Athletic Director Steve Patterson answered a hypothetical question at a forum on the business of college sports. If the NCAA did not prevail in appeals of rulings related to play-for-pay, what then for UT?

Note, please, the if. Patterson wasn’t saying that the nation’s most profitable athletic program was taking matters into its own hands — in the absence of new rules — to start putting real cash in athletes’ pockets. What he did was put a dollar figure on the supposition. But that in itself is a valuable exercise that reinforces how close this might be.

For the record, his estimate is $10,000 per athlete over 600 scholarships in all men’s and women’s sports, or $6 million per year. That’s barely a rounding error in UT’s athletic budget, but it would be real money if a Southern Methodist University or University of North Texas tried to match it.

One difference is that UT is in a so-called Power Five conference. The Big 12, Southeastern, Big Ten, Pacific 12 and Atlantic Coast conferences have the pedigree and leverage — i.e., revenue — in today’s college sports. Because of TV deals and historic market forces, Power Five revenue is a raging river compared with other Division I schools’ babbling brook.

Yet precious few athletic programs are entirely self-supporting, so any change affects overall university budgets nationwide.

Patterson estimates $5,000 annually per scholarship athlete for compensation from what is commonly called the O’Bannon decision. In it, a federal judge found that the NCAA unreasonably restrained trade by prohibiting athletes from selling their names, images and likenesses.

The other $5,000 is to bring the value of each scholarship to what’s known as full cost of attendance. That means adding annual money for incidentals to the traditional tuition, books, fees, room and board. It would vary for other universities based on cost of living, probably higher for Berkeley, California, than for Austin or Dallas.

Separately, the National Labor Relations Board’s Chicago office ruled that Northwestern University had to allow its football players to vote to form a union, declaring them school employees because of their extensive football hours.
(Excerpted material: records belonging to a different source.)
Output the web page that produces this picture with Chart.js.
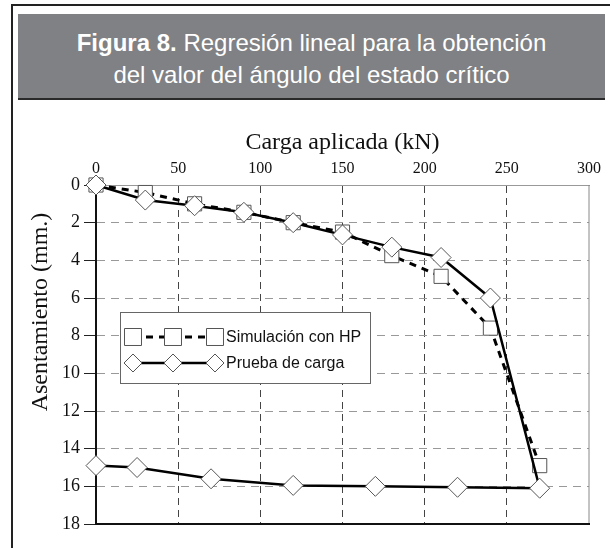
<!DOCTYPE html>
<html>
<head>
<meta charset="utf-8">
<script src="https://cdn.jsdelivr.net/npm/chart.js@4"></script>
<style>
  html, body { margin: 0; padding: 0; background: #fff; }
  body { width: 610px; height: 548px; position: relative; overflow: hidden; }
  .frame-top  { position: absolute; left: 11px; top: 4px; right: 0; height: 2px; background: #222; }
  .frame-left { position: absolute; left: 11px; top: 4px; bottom: 0; width: 2px; background: #222; }
  #head {
    position: absolute; left: 18px; top: 14px; width: 587px; height: 71px;
    padding-top: 13px;
    background: #808184; border-bottom: 2px solid #2a2a2a;
    color: #fff; text-align: center;
    font-family: "Liberation Sans", Arial, sans-serif; font-size: 24px; line-height: 32px;
  }
  #wrap { position: absolute; left: 14px; top: 104px; width: 596px; height: 444px; }
</style>
</head>
<body>
<div class="frame-top"></div>
<div class="frame-left"></div>
<div id="head"><b>Figura 8.</b> Regresión lineal para la obtención<br>del valor del ángulo del estado crítico</div>
<div id="wrap"><canvas id="chart"></canvas></div>

<script>
// ============================================================
//  Data — load (kN) vs settlement (mm)
// ============================================================

const simLoad    = [0, 30, 60, 90, 120, 150, 180, 210, 240, 270];
const simSettle  = [0, 0.4, 1.0, 1.45, 2.0, 2.5, 3.75, 4.85, 7.6, 14.9];

const testLoad   = [0, 30, 60, 90, 120, 150, 180, 210, 240, 270, 220, 170, 120, 70, 25, 0];
const testSettle = [0, 0.8, 1.1, 1.45, 2.0, 2.65, 3.3, 3.85, 6.0, 16.1, 16.05, 16.0, 15.95, 15.6, 15.0, 14.9];

const xTicks = [0, 50, 100, 150, 200, 250, 300];
const yTicks = [0, 2, 4, 6, 8, 10, 12, 14, 16, 18];

const seriesNames = ['Simulación con HP', 'Prueba de carga'];
const xTitle = 'Carga aplicada (kN)';
const yTitle = 'Asentamiento (mm.)';

const SERIF = '"Liberation Serif", "Times New Roman", serif';
const SANS  = '"Liberation Sans", Arial, sans-serif';

function toPoints(xs, ys) {
  return xs.map(function(x, i) { return { x: x, y: ys[i] }; });
}

// y title sits off-centre in the original, so draw it ourselves
const yTitlePlugin = {
  id: 'yTitle',
  afterDraw(chart) {
    const ctx = chart.ctx;
    ctx.save();
    ctx.translate(27, 208);
    ctx.rotate(-Math.PI / 2);
    ctx.font = '24px ' + SERIF;
    ctx.fillStyle = '#111';
    ctx.textAlign = 'center';
    ctx.textBaseline = 'middle';
    ctx.fillText(yTitle, 0, 0);
    ctx.restore();
  }
};

// solid bottom / right edges of the plot box
const framePlugin = {
  id: 'plotFrame',
  beforeDatasetsDraw(chart) {
    const { ctx, chartArea: a } = chart;
    ctx.save();
    ctx.lineWidth = 1;
    ctx.strokeStyle = '#888';
    ctx.beginPath();
    ctx.moveTo(a.right, a.top);
    ctx.lineTo(a.right, a.bottom);
    ctx.stroke();
    ctx.lineWidth = 2;
    ctx.strokeStyle = '#111';
    ctx.beginPath();
    ctx.moveTo(a.left, a.bottom);
    ctx.lineTo(a.right + 1, a.bottom);
    ctx.stroke();
    ctx.restore();
  }
};

// legend box with three markers per row, like the original
const legendPlugin = {
  id: 'boxLegend',
  afterDatasetsDraw(chart) {
    const { ctx, chartArea: a } = chart;
    const bx = a.left + 24, by = a.top + 127, bw = 250, bh = 71;
    ctx.save();
    ctx.fillStyle = '#fff';
    ctx.fillRect(bx, by, bw, bh);
    ctx.strokeStyle = '#666';
    ctx.lineWidth = 1;
    ctx.strokeRect(bx + 0.5, by + 0.5, bw, bh);

    const rows = [by + 25, by + 51];
    const marks = [bx + 13, bx + 53, bx + 95];
    chart.data.datasets.forEach(function(ds, i) {
      const y = rows[i];
      const r = ds.pointStyle === 'rect' ? 12 : 9;
      ctx.save();
      ctx.strokeStyle = ds.borderColor;
      ctx.lineWidth = ds.borderWidth;
      ctx.setLineDash(ds.borderDash || []);
      ctx.beginPath();
      ctx.moveTo(marks[0], y);
      ctx.lineTo(marks[2], y);
      ctx.stroke();
      ctx.restore();
      marks.forEach(function(mx) {
        ctx.fillStyle = ds.pointBackgroundColor;
        ctx.strokeStyle = ds.pointBorderColor;
        ctx.lineWidth = ds.pointBorderWidth;
        Chart.helpers.drawPoint(ctx, { pointStyle: ds.pointStyle, radius: r, borderWidth: 1, rotation: 0 }, mx, y);
      });
      ctx.fillStyle = '#111';
      ctx.font = '16px ' + SANS;
      ctx.textAlign = 'left';
      ctx.textBaseline = 'middle';
      ctx.fillText(ds.label, marks[2] + 11, y + 1);
    });
    ctx.restore();
  }
};

new Chart(document.getElementById('chart'), {
  type: 'line',
  data: {
    datasets: [{
      label: seriesNames[0],
      data: toPoints(simLoad, simSettle),
      borderColor: '#000',
      borderWidth: 3,
      borderDash: [7, 6],
      pointStyle: 'rect',
      pointRadius: 10,
      pointBackgroundColor: '#fff',
      pointBorderColor: '#555',
      pointBorderWidth: 1,
      tension: 0,
      clip: false,
      order: 1
    }, {
      label: seriesNames[1],
      data: toPoints(testLoad, testSettle),
      borderColor: '#000',
      borderWidth: 2.5,
      pointStyle: 'rectRot',
      pointRadius: 10,
      pointBackgroundColor: '#fff',
      pointBorderColor: '#555',
      pointBorderWidth: 1,
      tension: 0,
      clip: false,
      order: 0
    }]
  },
  options: {
    responsive: true,
    maintainAspectRatio: false,
    animation: false,
    layout: { padding: { left: 0, top: 0, right: 21, bottom: 24 } },
    plugins: {
      legend: { display: false },
      tooltip: { enabled: false }
    },
    scales: {
      x: {
        type: 'linear',
        position: 'top',
        min: 0, max: 300,
        afterBuildTicks: function(s) { s.ticks = xTicks.map(function(v) { return { value: v }; }); },
        afterFit: function(s) { s.height = 81; },
        ticks: { color: '#111', padding: 7, font: { family: SERIF, size: 16 } },
        grid: {
          drawTicks: false,
          lineWidth: 1,
          color: function(c) { return (c.tick && (c.tick.value === 0 || c.tick.value === 300)) ? 'rgba(0,0,0,0)' : '#444'; }
        },
        border: { color: '#999', width: 1, dash: [7, 5] },
        title: {
          display: true, text: xTitle, color: '#111',
          font: { family: SERIF, size: 24 },
          padding: { top: 24, bottom: 0 }
        }
      },
      y: {
        type: 'linear',
        reverse: true,
        min: 0, max: 18,
        afterBuildTicks: function(s) { s.ticks = yTicks.map(function(v) { return { value: v }; }); },
        afterFit: function(s) { s.width = 82; },
        ticks: { color: '#111', padding: 4, font: { family: SERIF, size: 18 } },
        grid: {
          tickLength: 12,
          tickColor: '#222',
          tickWidth: 1,
          lineWidth: 1,
          color: function(c) { return (c.tick && (c.tick.value === 0 || c.tick.value === 18)) ? 'rgba(0,0,0,0)' : '#999'; }
        },
        border: { color: '#111', width: 2, dash: [8, 6] }
      }
    }
  },
  plugins: [framePlugin, legendPlugin, yTitlePlugin]
});
</script>
</body>
</html>
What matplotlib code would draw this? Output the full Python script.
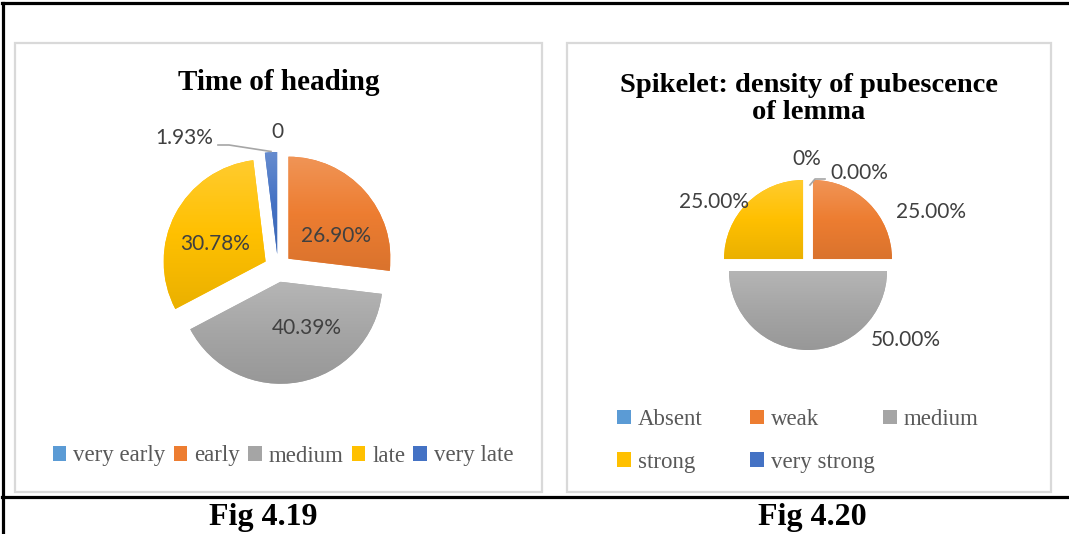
import matplotlib.pyplot as plt
import matplotlib.colors as mcolors
import numpy as np
from matplotlib.patches import Rectangle
from matplotlib.lines import Line2D

W, H = 1069, 534

# Fig 4.19 - time of heading
heading_labels = ["very early", "early", "medium", "late", "very late"]
heading_values = [0.0, 26.90, 40.39, 30.78, 1.93]
heading_text = ["0", "26.90%", "40.39%", "30.78%", "1.93%"]

# Fig 4.20 - density of pubescence of lemma
lemma_labels = ["Absent", "weak", "medium", "strong", "very strong"]
lemma_values = [0.0, 25.0, 50.0, 25.0, 0.0]
lemma_text = ["0%", "25.00%", "50.00%", "25.00%", "0.00%"]

colors = ["#5B9BD5", "#ED7D31", "#A5A5A5", "#FFC000", "#4472C4"]

# label positions (pixels) for the data labels
heading_label_xy = [(277, 132), (336, 236), (307, 328), (215, 244), (184, 138)]
lemma_label_xy = [(807, 159), (931, 212), (906, 340), (714, 202), (859, 173)]

SERIF = "Liberation Serif"
SANS = "Lato"
LABEL_C = "#404040"
LEGEND_C = "#595959"


def mix(c, other, t):
    a = np.array(mcolors.to_rgb(c))
    b = np.array(mcolors.to_rgb(other))
    return tuple(a * (1 - t) + b * t)


def gradient_fill(ax, wedges, values):
    for w, v in zip(wedges, values):
        if v <= 0:
            continue
        base = w.get_facecolor()
        cmap = mcolors.LinearSegmentedColormap.from_list(
            "g", [mix(base, "white", 0.18), base[:3], mix(base, "black", 0.08)])
        ext = w.get_path().get_extents()
        grad = np.linspace(0, 1, 64).reshape(-1, 1)
        im = ax.imshow(grad, cmap=cmap, aspect="auto",
                       extent=(ext.x0, ext.x1, ext.y1, ext.y0),
                       zorder=w.get_zorder() + 0.1, interpolation="bilinear")
        im.set_clip_path(w)


fig = plt.figure(figsize=(W / 100, H / 100), dpi=100)
ax = fig.add_axes([0, 0, 1, 1])

# page / table lines (figure pixels, y from top)
for xs, ys in [([2, W], [3, 3]), ([3, 3], [3, H]), ([2, W], [497, 497])]:
    fig.add_artist(Line2D([x / W for x in xs], [1 - y / H for y in ys],
                          color="black", lw=2.3, transform=fig.transFigure))
ax.add_patch(Rectangle((15, 43), 527, 449, fill=False, ec="#D9D9D9", lw=1.6))
ax.add_patch(Rectangle((567, 43), 484, 449, fill=False, ec="#D9D9D9", lw=1.6))

# left pie (explode in pixels)
explode = [14] * len(heading_values)
w1, _ = ax.pie(heading_values, colors=colors, explode=explode, radius=102,
               center=(278, 268), startangle=-90, counterclock=True,
               wedgeprops=dict(linewidth=0), normalize=True)
gradient_fill(ax, w1, heading_values)

# right pie
explode = [7] * len(lemma_values)
w2, _ = ax.pie(lemma_values, colors=colors, explode=explode, radius=79,
               center=(808, 264), startangle=-90, counterclock=True,
               wedgeprops=dict(linewidth=0), normalize=True)
gradient_fill(ax, w2, lemma_values)

ax.set_xlim(0, W)
ax.set_ylim(H, 0)
ax.set_aspect("auto")
ax.axis("off")

# data labels
for txt, (x, y) in zip(heading_text, heading_label_xy):
    ax.text(x, y, txt, ha="center", va="center", family=SANS,
            fontsize=15, color=LABEL_C)
for txt, (x, y) in zip(lemma_text, lemma_label_xy):
    ax.text(x, y, txt, ha="center", va="center", family=SANS,
            fontsize=15, color=LABEL_C)

# leader lines
ax.plot([218, 229, 271], [145, 145, 151.5], color="#A6A6A6", lw=1.2)
ax.plot([810, 815, 825], [185, 179, 179], color="#A6A6A6", lw=1.2)

# titles
ax.text(279, 82, "Time of heading", ha="center", va="center", family=SERIF,
        fontweight="bold", fontsize=21)
ax.text(809, 99, "Spikelet: density of pubescence\nof lemma", ha="center",
        va="center", family=SERIF, fontweight="bold", fontsize=20.5,
        linespacing=1.12)

# captions
ax.text(263, 517, "Fig 4.19", ha="center", va="center", family=SERIF,
        fontweight="bold", fontsize=23)
ax.text(812, 517, "Fig 4.20", ha="center", va="center", family=SERIF,
        fontweight="bold", fontsize=23)

# legends
leg_font = dict(family=SERIF, size=16.5)
handles = [Rectangle((0, 0), 1, 1, fc=c, ec="none") for c in colors]
fig.legend(handles, heading_labels, loc="center",
           bbox_to_anchor=(283 / W, 1 - 456 / H), ncol=5, frameon=False,
           prop=leg_font, labelcolor=LEGEND_C, handlelength=0.6,
           handleheight=0.6, handletextpad=0.3, columnspacing=0.35,
           borderpad=0)

columns = [[0, 3], [1, 4], [2]]
col_x = [617, 750, 883]
for idx, x in zip(columns, col_x):
    fig.legend([handles[i] for i in idx], [lemma_labels[i] for i in idx],
               loc="upper left", bbox_to_anchor=(x / W, 1 - 409 / H),
               frameon=False, prop=leg_font, labelcolor=LEGEND_C,
               handlelength=0.6, handleheight=0.6, handletextpad=0.3,
               labelspacing=0.95, borderpad=0, borderaxespad=0)

fig.savefig("out.png", dpi=100)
The NCAA is fighting both decisions through appeals that could take years.

Still, it’s clear that the system is changing, and Patterson and other athletic directors would be wise to plan for that eventuality by banking some cash today.

That $10,000 or so would be deserved compensation for those who receive it, given the massive revenue at top-level schools. The workers who create the product should share in the bounty.

But don’t pretend this is the only consequence. The gulf between have and have-not schools — Power Five vs. the rest of the NCAA, Texas vs. SMU — also will grow eventually to a completely different place.